In 1952, a dispute erupted between both Spartan Radiocasting and Liberty Life over a proposed allocation for television channel 7 in Spartanburg. It was settled in 1958 when Spartan Radiocasting bought back WSPA and WSPA-FM from Liberty Life Insurance and spinning off WORD and WDXY to different ownership.

WORD was well known as Spartanburg's Top 40 powerhouse in the 1960s and 1970s under the name "Big Word". Some of the South's heavyweights who worked there during the 1970s include Russ Spooner, Bob Canada, Kemosabi Joe Johnson, Fred Hardy, and Robert W. Morgan (not the same Morgan that worked at KHJ) though. The Inimitable MojoMan (Sid D. Grubbs) also worked there in the 1970s. By the 1980s, WORD faced declining audience shares from FM competitors WANS and WFBC-FM, and switched to various formats before going dark in 1989. In October 1990, WORD signed back on as a simulcast of WFBC from Greenville, as both stations switched to news/talk; in 1997, WFBC became WYRD.

In 2002, Entercom Communications moved the "News Radio WORD" format from the weaker 910 AM, which previously held the WORD callsign, to 950 AM. The programming at 950 AM was then moved to 910 AM, along with the WSPA calls. WSPA at 910 has since been sold and is now WOLI.

WORD's transmitter is located near the Spartanburg Community College campus (3 miles northwest of downtown Spartanburg) at 245 Broadcast Drive. Its general coverage area is from Gaffney to Greer (Spartanburg metro), with secondary coverage in the Greenville area.

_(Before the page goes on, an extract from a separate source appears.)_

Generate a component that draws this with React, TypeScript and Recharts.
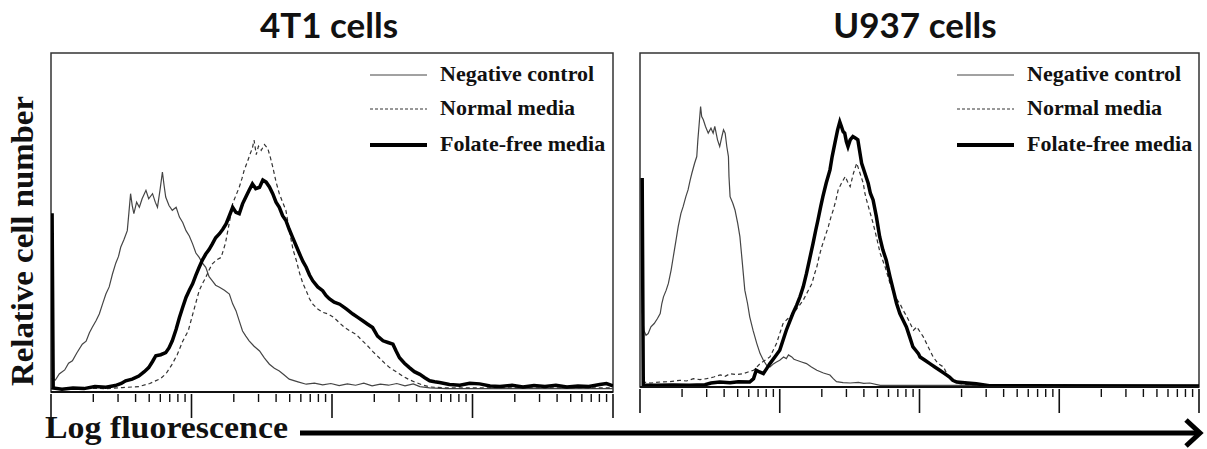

Although WORD transmits with 5,000 watts of power like its counterpart, WYRD, its signal is somewhat stronger due to its lower dial position.

The station added WYRD-FM, now at 98.9 on the dial (originally stationed at 106.3), as a second simulcast partner in 2008. The simulcast continued until the switch from talk to sports by the AM stations.

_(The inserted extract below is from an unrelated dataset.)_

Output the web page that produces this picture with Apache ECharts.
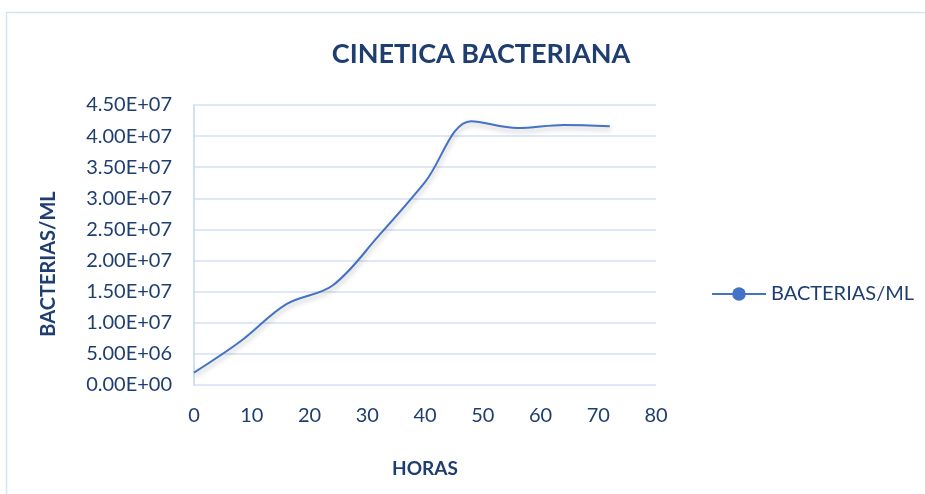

Until its change in format from talk to sports on March 29, 2014, News Radio WORD carried Russ and Lisa, Mike Gallagher, Coast to Coast AM, Rush Limbaugh, Kim Komando, Lars Larson, Dave Ramsey, Sean Hannity, and Bob McLain.

On March 23, 2022, WORD rebranded as "The Fan Upstate" and switched affiliations from ESPN Radio to CBS Sports Radio and BetQL Network.

On September 29, 2025, WORD changed its format from sports to conservative talk, branded as "Upstate Red".